Entrepreneur: Kristen Quirk
Title: Transformational Coach & Inspirational Speaker
The idea that good fences make good neighbors has been around long before Robert Frost wrote about it in his iconic poem “Mending Wall.” Just as a fence or property line can keep the peace between neighbors, so, too, can effective boundaries enhance both well-being and relationships.
If you struggle to set or maintain boundaries — or are uncertain about how to do so — here are three ways to think about them that may help.
With geographical boundaries, a rather obvious consideration is where they are. But interpersonal boundaries have no clear demarcation lines. Susan Cadley, a licensed professional counselor in Alpharetta, Georgia, defines boundaries and frames the discussion with clients this way: Who are you letting in to, or keeping out of, your sacred space?
“You can look at sacred space as your personal space. I see it as more energetic,” she said. “Who deserves to be in that circle? If someone isn’t treating you well, you need to set a boundary. If someone is encroaching too much, you feel overwhelmed or you feel that they’re taking you over, you’ll have to set a boundary to push that back so you can have some space.”
As far as creating a boundary, she often uses the metaphor of putting up a fence by hand. “You’ve got to use a post hole digger, and that takes a lot of physical energy. You put the fence up, and somebody might come and knock it down. And then you’ve got to put it back up again,” Cadley said. Often, setting and resetting boundaries can be tiring, so we loosen them because putting them up repeatedly wears us down. Or the fence is so big, she adds, that it becomes like a wall and nobody can get in. The key is finding a sense of balance between keeping some people out and creating connection with those we allow in.
It’s a process that offer many benefits, including feeling safe or protected, being able to get perspective on a relationship or situation (whether work or personal), and enabling you to stay centered and peaceful.
A house is another useful metaphor. If you are considering who to allow in the vicinity of yours, based on their behavior or how it feels to be in their presence, you may want some folks to remain outside the fence.
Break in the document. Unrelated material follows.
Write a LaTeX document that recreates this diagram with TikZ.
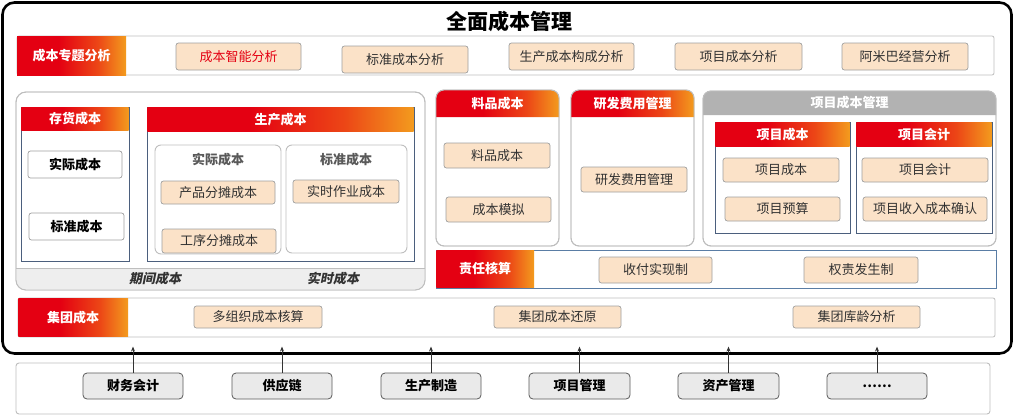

Others you may allow inside the fence but only in the yard, and still others may be permitted on the porch. Those you allow inside your house call for another set of considerations. How far do you allow them in? Just inside the foyer? Where you bond with family over meals? Into a space you consider private or special?
The reactions and responses from your body and emotions when you think about having someone in your physical space are telling. For example, still utilizing the house as a metaphor, do you find that each step of the way, you feel comfortable as you think about this person approaching the house and entering it? Or do you feel increasingly anxious thinking about them simply stepping into the yard — and the idea of them getting any closer to the house brings on a full-blown feeling of panic? By paying attention to your thoughts, emotions and body responses, you can better gauge where your boundary lines need to be for you to feel safe in relationship.
The Call to Love
The process of discovering, setting and maintaining boundaries provides critical information. It helps us know ourselves better, identify underlying patterns that we may not be consciously aware of and be more attuned to our most sensitive places.
The same is true in relationship. As we explore our own depths and work on reframing or healing past experiences, it’s easy to become self-focused and forget that others are navigating their own internal waters, too. Their coping mechanisms may be different, their boundaries may feel more rigid or loose than our own, and sometimes two sets of boundaries can bump up against each other. But by approaching each other with the willingness to understand, and to consider a loved one’s sensitive places with as much care as we hold our own, we can engage in relationship with greater compassion, empathy and love.
Boundaries are important not only for maintaining our own sense of safety and peace of mind, but also in knowing ourselves and others better. Rather than sliding down the slippery slope of judgment, condemnation or guilt about setting and maintaining interpersonal boundaries, we can utilize them as guideposts and road signs for how to love ourselves and each other better.